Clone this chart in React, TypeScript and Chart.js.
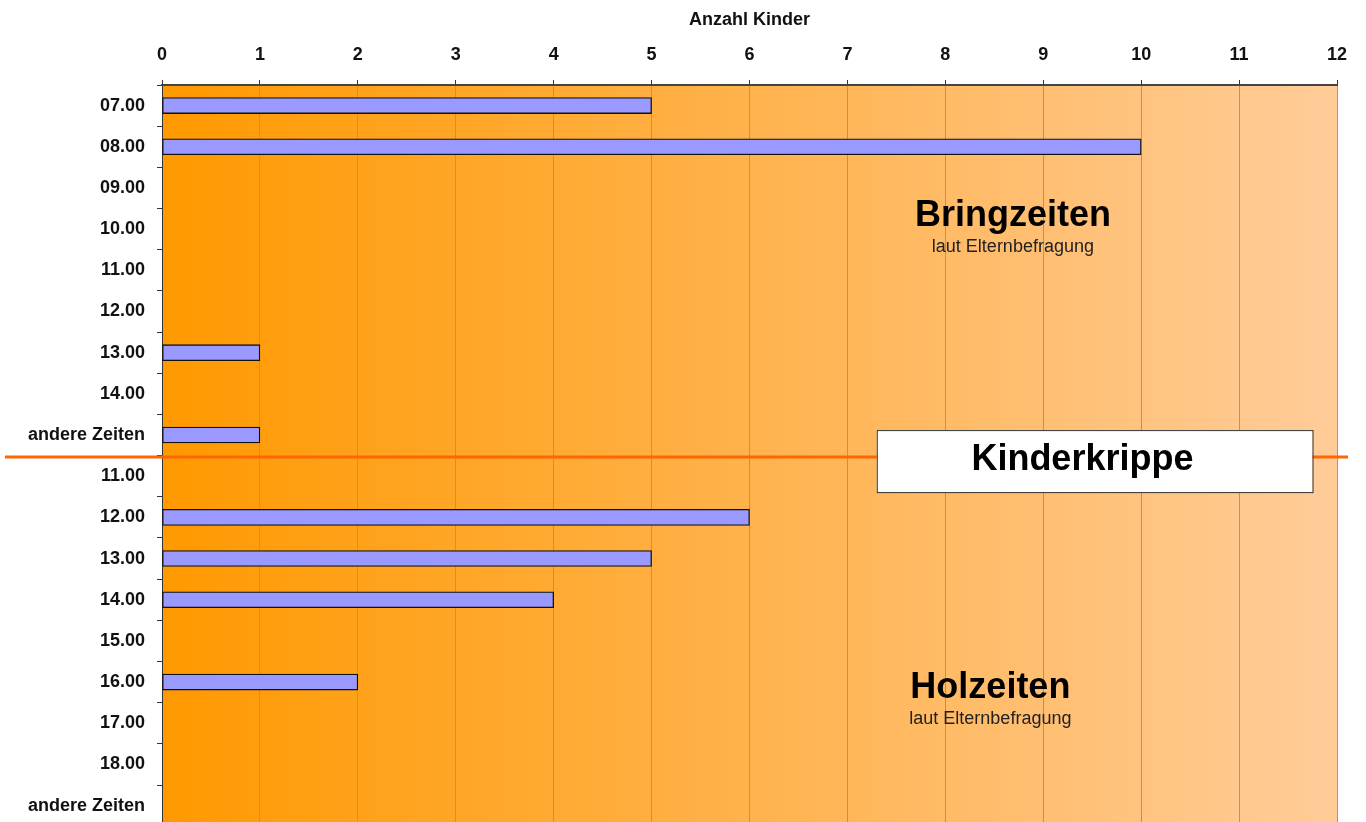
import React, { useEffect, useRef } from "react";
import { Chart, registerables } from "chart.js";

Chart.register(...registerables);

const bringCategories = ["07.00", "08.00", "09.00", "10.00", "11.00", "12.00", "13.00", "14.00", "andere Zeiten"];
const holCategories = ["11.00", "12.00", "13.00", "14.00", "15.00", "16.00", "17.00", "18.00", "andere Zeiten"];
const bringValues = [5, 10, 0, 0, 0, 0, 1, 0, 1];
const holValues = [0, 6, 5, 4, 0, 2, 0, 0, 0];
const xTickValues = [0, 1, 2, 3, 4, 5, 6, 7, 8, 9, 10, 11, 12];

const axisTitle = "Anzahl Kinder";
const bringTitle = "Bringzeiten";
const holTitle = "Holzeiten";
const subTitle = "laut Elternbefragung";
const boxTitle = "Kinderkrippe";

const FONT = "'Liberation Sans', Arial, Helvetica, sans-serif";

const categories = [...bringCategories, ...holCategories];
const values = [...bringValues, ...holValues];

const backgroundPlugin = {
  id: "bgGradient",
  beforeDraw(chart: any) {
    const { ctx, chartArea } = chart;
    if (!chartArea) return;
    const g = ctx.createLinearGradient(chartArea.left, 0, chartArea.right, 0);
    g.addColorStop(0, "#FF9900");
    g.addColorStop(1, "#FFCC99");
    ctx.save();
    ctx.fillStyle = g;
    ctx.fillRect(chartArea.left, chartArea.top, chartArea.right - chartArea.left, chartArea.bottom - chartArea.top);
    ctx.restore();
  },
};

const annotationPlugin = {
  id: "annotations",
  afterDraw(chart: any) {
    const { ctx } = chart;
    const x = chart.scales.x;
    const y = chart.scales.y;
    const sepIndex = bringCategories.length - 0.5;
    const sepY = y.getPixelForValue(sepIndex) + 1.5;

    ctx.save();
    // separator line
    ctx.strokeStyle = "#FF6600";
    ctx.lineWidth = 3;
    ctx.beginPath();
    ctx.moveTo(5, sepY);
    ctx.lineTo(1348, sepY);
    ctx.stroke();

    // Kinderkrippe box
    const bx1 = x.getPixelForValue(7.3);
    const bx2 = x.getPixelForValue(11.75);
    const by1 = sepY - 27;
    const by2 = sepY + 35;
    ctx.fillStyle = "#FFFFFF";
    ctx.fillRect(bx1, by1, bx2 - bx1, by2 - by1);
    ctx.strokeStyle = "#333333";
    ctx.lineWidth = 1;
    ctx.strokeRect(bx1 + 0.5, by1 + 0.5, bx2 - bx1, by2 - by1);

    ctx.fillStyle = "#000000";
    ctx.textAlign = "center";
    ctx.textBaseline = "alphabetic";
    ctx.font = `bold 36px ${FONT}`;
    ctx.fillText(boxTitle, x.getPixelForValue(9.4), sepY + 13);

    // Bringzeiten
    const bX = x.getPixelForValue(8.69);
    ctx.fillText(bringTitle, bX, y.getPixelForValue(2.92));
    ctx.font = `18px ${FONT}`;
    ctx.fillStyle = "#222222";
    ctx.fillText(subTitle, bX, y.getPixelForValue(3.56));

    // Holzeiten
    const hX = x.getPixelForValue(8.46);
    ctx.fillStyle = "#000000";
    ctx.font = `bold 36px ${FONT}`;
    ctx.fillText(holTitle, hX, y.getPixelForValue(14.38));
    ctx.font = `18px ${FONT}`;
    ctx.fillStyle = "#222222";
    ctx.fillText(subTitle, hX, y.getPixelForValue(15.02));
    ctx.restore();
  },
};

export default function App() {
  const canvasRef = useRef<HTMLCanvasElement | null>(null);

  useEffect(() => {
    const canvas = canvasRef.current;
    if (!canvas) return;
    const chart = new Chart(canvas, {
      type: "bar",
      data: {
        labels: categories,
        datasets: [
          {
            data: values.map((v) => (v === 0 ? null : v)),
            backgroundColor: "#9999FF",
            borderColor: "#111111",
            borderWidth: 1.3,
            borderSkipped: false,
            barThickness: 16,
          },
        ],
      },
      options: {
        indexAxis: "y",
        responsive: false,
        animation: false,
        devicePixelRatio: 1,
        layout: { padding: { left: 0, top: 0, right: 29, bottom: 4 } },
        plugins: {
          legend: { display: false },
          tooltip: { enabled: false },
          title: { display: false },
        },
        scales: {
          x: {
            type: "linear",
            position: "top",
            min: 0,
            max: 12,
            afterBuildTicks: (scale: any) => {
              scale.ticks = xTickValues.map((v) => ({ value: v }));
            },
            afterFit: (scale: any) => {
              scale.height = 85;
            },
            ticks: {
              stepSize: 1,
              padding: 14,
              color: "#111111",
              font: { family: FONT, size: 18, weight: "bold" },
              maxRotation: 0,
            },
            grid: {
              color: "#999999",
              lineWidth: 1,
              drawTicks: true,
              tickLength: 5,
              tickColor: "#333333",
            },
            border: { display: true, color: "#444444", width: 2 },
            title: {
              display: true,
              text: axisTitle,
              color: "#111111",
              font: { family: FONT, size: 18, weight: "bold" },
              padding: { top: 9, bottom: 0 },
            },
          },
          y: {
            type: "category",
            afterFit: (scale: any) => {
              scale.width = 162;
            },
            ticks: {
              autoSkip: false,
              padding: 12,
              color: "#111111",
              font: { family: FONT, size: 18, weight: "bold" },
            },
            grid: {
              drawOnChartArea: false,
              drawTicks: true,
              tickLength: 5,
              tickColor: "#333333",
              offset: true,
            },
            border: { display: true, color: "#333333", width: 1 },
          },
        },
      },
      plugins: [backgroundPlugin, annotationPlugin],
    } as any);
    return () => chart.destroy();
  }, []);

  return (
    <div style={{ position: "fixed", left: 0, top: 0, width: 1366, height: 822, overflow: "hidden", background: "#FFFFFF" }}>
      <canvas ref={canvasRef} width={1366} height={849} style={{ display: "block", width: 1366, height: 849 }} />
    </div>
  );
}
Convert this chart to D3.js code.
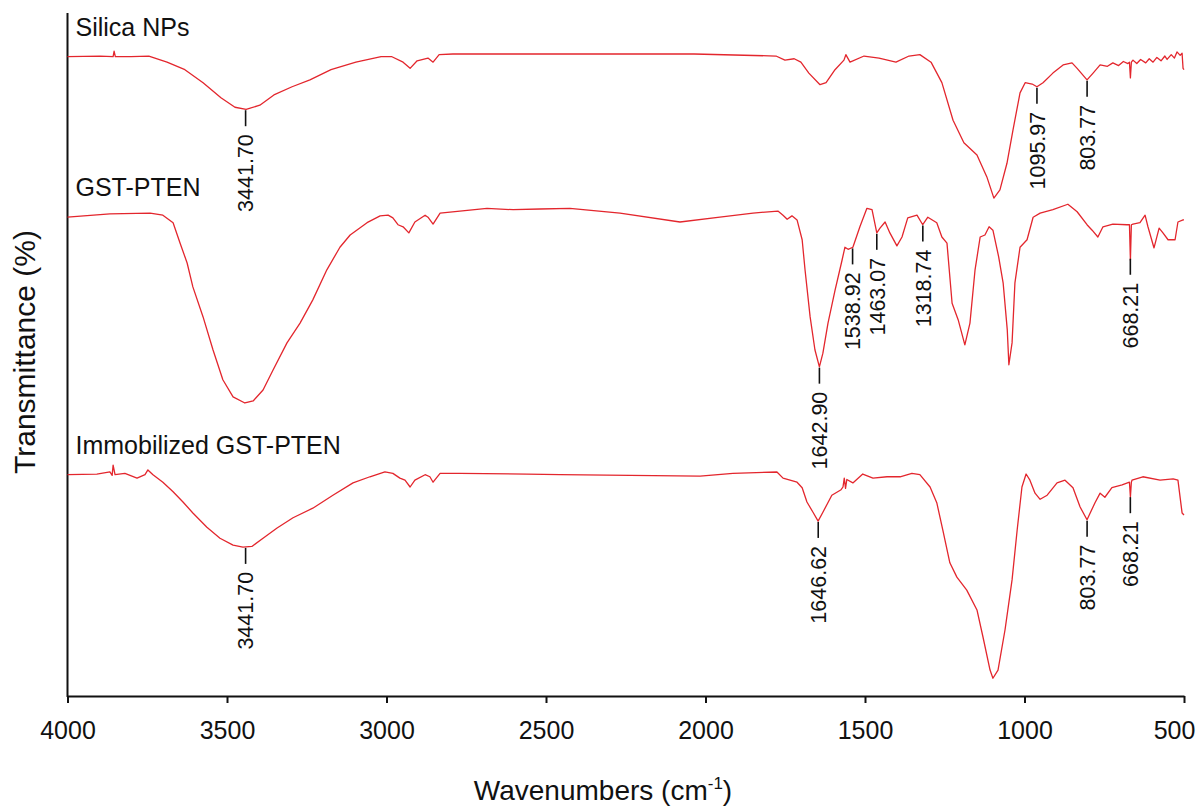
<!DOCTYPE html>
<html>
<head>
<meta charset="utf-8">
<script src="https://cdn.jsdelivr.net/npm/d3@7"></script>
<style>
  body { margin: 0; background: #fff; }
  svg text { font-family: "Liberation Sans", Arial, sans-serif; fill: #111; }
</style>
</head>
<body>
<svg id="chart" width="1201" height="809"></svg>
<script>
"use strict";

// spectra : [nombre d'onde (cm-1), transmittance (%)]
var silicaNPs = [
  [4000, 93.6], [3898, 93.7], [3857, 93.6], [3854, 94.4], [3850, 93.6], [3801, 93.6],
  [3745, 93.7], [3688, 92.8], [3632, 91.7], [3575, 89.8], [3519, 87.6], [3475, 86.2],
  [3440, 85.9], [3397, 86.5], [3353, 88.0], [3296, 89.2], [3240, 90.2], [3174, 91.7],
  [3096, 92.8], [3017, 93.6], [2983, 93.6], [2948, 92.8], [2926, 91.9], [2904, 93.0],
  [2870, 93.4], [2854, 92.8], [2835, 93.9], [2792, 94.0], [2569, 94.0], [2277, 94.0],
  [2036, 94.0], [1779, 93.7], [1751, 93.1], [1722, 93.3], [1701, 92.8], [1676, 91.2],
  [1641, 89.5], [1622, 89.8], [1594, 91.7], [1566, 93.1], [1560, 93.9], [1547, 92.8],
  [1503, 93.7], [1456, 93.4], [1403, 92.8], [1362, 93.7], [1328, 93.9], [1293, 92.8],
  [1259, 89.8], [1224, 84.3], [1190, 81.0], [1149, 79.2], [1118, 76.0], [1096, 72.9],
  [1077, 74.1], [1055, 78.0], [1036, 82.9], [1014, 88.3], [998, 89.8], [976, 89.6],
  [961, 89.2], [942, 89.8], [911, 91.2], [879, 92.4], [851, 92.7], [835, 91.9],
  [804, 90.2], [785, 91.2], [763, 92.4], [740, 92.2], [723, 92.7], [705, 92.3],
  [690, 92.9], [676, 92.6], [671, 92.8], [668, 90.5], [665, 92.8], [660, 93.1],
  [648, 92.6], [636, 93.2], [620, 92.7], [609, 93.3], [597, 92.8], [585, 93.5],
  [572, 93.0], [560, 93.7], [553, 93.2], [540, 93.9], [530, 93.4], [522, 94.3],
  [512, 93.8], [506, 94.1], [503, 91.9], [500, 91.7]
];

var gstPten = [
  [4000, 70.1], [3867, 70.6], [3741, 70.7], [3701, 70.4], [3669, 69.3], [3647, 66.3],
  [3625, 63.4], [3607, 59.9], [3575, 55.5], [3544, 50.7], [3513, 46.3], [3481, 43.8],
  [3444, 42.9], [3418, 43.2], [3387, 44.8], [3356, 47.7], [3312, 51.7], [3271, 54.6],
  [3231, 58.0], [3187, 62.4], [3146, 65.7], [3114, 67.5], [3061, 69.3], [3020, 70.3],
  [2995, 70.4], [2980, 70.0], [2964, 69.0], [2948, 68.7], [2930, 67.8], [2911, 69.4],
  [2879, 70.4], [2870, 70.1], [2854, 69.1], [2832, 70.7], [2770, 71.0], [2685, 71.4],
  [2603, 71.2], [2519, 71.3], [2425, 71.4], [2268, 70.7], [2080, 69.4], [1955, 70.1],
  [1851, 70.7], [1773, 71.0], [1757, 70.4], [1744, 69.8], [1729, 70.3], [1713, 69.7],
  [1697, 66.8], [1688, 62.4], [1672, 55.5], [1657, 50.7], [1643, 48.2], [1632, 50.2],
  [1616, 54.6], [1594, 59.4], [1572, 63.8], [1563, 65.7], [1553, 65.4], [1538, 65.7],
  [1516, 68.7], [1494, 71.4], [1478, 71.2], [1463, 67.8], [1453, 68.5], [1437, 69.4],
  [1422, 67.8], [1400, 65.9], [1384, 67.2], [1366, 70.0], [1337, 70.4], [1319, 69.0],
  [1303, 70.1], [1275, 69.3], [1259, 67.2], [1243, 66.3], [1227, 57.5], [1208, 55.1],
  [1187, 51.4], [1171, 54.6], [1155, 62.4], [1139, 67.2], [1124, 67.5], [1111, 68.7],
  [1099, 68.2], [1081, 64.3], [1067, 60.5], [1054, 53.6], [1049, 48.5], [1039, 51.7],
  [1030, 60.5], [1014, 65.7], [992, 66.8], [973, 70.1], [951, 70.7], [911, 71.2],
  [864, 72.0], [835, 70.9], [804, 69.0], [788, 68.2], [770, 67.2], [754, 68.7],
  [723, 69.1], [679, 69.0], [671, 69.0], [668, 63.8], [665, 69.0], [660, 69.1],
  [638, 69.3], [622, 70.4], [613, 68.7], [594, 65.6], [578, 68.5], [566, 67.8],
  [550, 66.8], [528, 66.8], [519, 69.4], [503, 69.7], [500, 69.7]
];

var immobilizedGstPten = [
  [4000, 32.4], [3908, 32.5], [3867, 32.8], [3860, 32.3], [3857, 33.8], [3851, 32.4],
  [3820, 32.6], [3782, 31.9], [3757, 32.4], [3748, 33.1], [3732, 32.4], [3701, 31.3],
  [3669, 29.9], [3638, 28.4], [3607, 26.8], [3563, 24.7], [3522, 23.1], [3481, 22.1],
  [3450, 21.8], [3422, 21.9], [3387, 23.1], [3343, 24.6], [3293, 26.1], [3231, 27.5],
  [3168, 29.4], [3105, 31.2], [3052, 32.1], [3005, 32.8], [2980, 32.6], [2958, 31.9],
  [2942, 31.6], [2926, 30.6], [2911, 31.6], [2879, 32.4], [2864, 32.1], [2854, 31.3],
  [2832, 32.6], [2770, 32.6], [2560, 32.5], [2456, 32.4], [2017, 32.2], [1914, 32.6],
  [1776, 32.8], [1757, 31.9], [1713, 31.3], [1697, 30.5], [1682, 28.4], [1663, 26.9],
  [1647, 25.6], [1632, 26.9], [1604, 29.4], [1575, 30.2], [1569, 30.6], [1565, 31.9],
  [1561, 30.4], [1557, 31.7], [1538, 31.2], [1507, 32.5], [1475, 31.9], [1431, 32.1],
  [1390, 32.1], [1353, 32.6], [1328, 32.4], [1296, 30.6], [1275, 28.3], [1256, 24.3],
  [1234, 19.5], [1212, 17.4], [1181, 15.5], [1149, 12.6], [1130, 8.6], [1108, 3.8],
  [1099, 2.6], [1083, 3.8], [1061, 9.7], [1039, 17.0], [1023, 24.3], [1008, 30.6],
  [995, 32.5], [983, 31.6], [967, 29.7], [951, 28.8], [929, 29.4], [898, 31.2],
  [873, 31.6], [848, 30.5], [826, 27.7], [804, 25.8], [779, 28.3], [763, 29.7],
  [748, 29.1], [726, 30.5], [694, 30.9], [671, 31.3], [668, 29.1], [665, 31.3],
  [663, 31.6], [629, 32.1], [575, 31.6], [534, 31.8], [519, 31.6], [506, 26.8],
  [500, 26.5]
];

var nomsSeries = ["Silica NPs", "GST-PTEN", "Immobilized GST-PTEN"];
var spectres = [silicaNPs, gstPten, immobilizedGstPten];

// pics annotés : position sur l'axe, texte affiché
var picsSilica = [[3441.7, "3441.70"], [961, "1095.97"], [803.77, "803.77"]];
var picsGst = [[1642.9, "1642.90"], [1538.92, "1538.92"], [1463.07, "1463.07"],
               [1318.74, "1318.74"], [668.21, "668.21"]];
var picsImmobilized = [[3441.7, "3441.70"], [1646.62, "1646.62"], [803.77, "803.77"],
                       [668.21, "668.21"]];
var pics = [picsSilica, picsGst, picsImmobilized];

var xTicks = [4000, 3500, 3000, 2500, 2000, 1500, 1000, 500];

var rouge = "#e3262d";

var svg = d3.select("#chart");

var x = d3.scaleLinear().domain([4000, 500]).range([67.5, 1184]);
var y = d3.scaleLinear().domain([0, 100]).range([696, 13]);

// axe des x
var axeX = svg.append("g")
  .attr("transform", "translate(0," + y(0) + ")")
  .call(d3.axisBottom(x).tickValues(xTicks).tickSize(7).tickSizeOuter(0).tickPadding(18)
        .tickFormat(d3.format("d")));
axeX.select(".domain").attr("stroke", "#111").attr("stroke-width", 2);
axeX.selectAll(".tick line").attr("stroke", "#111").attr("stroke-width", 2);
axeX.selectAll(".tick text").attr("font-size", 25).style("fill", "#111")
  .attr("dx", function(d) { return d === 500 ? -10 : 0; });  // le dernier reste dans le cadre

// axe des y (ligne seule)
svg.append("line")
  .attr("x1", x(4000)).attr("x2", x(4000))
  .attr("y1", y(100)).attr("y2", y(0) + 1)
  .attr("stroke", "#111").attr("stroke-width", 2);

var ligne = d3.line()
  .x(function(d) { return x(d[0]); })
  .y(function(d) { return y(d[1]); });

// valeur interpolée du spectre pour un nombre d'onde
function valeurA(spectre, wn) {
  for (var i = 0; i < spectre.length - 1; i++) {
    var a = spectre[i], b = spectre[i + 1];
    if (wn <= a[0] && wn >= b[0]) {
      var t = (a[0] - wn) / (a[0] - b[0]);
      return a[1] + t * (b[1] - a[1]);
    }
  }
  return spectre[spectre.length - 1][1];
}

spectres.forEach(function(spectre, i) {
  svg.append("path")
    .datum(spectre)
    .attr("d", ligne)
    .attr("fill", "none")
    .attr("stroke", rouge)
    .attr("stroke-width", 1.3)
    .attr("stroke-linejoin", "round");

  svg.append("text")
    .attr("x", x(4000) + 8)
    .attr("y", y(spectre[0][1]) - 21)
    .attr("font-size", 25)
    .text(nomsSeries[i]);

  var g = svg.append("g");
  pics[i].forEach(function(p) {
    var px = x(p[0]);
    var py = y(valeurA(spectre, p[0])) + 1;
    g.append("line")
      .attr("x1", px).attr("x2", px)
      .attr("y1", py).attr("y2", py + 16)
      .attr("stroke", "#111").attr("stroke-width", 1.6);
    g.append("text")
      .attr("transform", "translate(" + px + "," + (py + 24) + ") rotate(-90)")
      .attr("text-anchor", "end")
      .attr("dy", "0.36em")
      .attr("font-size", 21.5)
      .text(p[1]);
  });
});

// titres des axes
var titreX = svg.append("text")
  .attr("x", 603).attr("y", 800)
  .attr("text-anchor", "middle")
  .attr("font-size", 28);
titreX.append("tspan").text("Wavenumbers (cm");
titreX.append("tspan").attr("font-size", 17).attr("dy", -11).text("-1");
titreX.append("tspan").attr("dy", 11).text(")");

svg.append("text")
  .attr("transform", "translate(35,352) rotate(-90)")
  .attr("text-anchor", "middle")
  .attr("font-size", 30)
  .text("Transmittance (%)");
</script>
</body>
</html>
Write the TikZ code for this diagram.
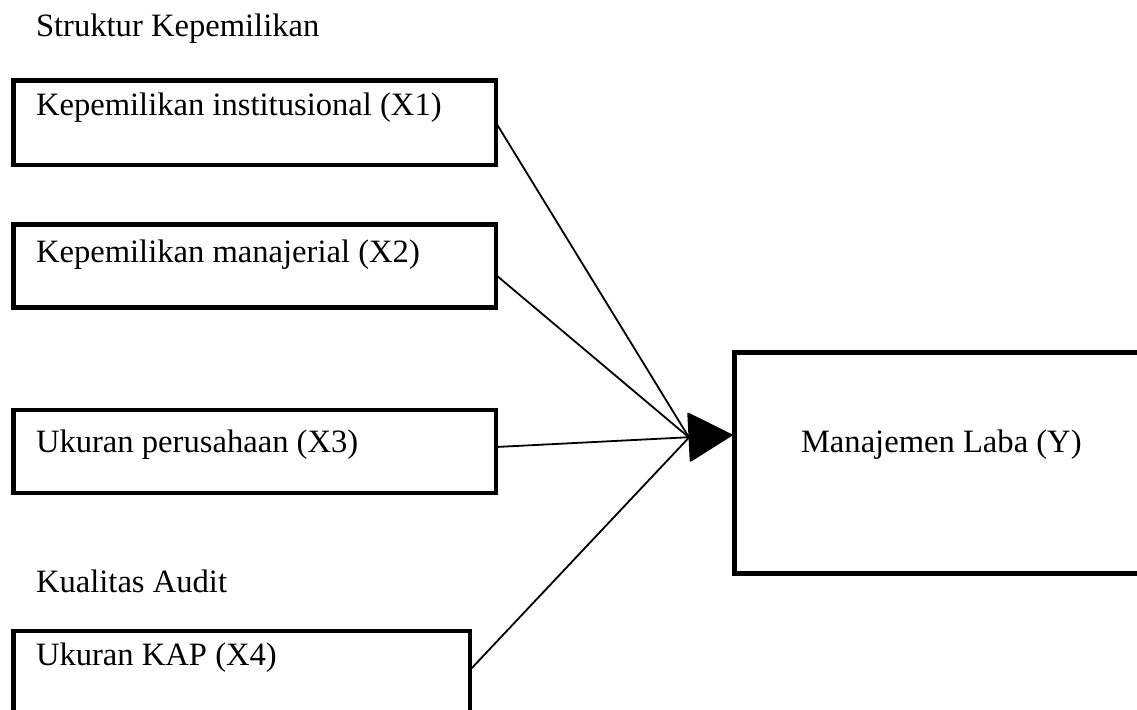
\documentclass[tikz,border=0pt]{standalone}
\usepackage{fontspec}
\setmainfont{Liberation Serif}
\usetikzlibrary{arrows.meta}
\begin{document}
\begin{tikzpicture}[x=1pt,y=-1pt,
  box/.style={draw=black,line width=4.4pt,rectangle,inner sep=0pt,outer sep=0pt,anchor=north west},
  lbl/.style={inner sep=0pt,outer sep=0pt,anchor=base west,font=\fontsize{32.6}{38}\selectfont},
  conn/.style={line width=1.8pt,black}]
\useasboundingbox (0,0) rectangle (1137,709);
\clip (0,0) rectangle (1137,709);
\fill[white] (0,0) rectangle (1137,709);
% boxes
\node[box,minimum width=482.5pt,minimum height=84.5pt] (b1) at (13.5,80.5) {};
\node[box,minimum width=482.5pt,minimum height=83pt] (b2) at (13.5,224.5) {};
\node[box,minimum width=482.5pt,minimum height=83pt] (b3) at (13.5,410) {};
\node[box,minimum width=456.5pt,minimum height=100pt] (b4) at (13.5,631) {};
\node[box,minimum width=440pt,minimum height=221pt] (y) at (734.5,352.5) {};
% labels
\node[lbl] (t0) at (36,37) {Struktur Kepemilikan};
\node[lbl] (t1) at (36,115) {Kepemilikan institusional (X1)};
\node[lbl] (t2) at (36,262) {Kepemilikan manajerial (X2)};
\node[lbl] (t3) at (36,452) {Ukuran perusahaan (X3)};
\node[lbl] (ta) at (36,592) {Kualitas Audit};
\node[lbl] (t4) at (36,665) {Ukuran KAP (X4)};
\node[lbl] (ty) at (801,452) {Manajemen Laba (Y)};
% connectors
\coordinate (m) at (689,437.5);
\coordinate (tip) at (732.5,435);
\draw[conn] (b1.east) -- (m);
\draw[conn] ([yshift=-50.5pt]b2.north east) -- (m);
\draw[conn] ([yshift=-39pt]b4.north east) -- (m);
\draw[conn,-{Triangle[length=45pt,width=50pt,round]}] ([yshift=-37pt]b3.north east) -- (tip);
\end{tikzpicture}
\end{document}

───

* _CHALLENGE_
Tally the lines of the material above that contain the word "React" and report the total alone.

* _THE COMPLETED TASK_
2